Конфликты в Кремле. Сумерки богов по-русски | страница 65
Как на духу скажу и сегодня: со следователями Комитета госбезопасности у меня контактов не было. Естественно, с их выводами и предложениями я не был знаком. Не знаю поныне, какие модели передачи М. Руста западногерманской стороне взвешивались в КГБ. Я высказывался за то, чтобы сдать М. Руста вместе со следственными материалами на поруки властям ФРГ, имея в виду, что последние сами разберутся, привлекать ли героя и его наставников к ответственности. Если этот вариант почему-либо вызывал сомнения, мог быть избран и такой путь: с учетом лабильности юноши, в чем-то свойственной возрасту, я предлагал передать решение его судьбы медикам (советским и западногерманским или только западногерманским) и тем избежать возможного трудновосполнимого ущерба его здоровью в случае открытия судебного процесса и отбывания наказания.
Во время работы над этой книгой я получил от Маттиаса Руста письмо и эссе «Мысли, касающиеся моего ареста». Процитирую с разрешения моего корреспондента несколько наиболее значительных положений.
«Арест произошел почти сам собой. Словно из ничего рядом со мной у самолета возникли трое мужчин различного возраста.
Самый молодой представился как переводчик, кто были двое других, мне не суждено было узнать...
Несмотря на в высшей степени гнетущую ситуацию, атмосфера выглядела необычно разряженной. Официальные представители, казалось, подступались к делу без предвзятости...

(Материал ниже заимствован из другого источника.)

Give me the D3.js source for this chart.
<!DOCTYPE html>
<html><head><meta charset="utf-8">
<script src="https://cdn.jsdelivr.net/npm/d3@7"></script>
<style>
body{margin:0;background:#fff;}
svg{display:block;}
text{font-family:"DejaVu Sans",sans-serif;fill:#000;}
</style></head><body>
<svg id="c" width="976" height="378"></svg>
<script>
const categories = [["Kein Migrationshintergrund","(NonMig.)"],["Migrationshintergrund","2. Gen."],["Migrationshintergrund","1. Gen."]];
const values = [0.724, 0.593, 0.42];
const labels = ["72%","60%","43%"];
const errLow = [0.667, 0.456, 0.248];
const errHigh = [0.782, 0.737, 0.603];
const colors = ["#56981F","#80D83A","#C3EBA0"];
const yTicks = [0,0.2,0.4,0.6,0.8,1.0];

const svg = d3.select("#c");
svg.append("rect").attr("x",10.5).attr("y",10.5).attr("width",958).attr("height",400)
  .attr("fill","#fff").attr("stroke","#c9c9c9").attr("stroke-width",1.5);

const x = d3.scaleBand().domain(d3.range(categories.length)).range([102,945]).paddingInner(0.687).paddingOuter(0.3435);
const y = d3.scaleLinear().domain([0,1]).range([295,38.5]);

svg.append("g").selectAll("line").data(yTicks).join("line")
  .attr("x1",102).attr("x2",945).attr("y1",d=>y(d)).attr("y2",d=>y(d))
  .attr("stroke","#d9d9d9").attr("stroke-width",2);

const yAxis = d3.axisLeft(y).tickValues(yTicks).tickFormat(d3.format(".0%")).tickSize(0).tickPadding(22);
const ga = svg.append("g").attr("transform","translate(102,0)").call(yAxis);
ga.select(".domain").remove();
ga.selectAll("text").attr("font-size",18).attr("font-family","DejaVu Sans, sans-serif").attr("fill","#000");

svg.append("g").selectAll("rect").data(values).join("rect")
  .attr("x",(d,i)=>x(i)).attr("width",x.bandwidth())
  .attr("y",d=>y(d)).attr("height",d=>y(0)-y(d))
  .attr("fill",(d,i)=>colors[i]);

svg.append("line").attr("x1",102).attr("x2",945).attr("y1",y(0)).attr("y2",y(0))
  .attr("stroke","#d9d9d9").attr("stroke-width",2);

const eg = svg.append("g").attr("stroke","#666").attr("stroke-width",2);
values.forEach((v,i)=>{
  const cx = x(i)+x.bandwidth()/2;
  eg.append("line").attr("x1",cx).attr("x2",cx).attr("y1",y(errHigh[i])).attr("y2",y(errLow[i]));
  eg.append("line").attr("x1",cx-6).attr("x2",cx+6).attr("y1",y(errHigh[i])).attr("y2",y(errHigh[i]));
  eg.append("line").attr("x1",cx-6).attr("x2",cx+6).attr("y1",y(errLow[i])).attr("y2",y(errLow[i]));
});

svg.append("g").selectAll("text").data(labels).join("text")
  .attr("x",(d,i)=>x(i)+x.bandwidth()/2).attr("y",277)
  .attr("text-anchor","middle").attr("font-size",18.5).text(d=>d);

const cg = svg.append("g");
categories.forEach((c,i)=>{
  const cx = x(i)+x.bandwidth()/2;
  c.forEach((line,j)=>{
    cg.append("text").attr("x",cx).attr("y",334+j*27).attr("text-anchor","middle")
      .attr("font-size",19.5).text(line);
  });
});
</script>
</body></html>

Я даже во сне не мог себе представить, что советские [люди] бывают такими открытыми. Меня это приятно удивило и одновременно наполнило таким благодушным настроением, что я не понял (когда занял место в автомашине), что находился на пути в тюрьму», — пишет М. Руст. И продолжает:
«Также по прибытии в отделение милиции я встретил только симпатию, ни следа ненависти или неприязни, никто не показал себя оскорбленным или обиженным моим противозаконным вторжением.

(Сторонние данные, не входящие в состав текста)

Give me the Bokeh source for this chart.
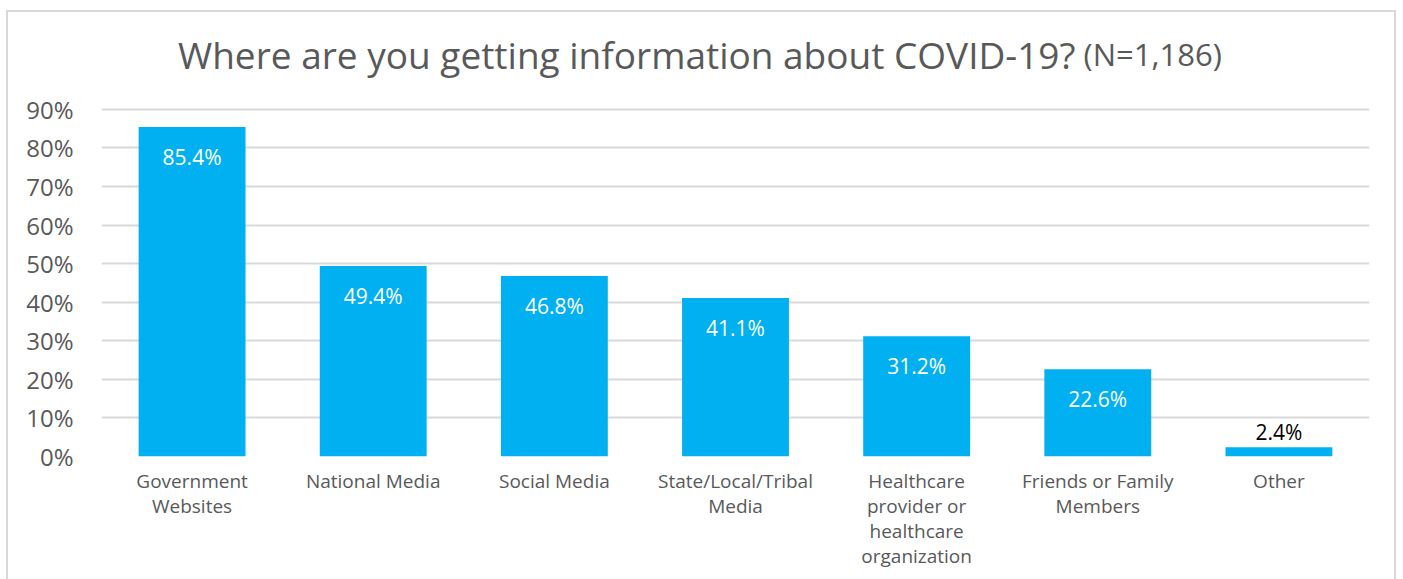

Все оставляло почти нереалистическое впечатление, как совершавшееся, можно сказать, в каком-то другом мире. В свете конфронтации Восток —
Запад, на всем оставлявшей отпечаток, подобная встреча должна была бы протекать враждебней, по крайней мере, холодней».
Понадобилось три недели, отмечает М. Руст, чтобы КГБ поверил в мирные мотивы действий пилота. 24 июня 1987 года следователи известили М. Руста о том, что в его «показаниях не обнаружено противоречий» и отпали «основания предполагать, что полет был совершен с провокационными намерениями, не говоря уже о том, что за ним кроются заговорщики». Начальник следственного изолятора сказал вечером того же дня Русту, что видит в нем «друга СССР».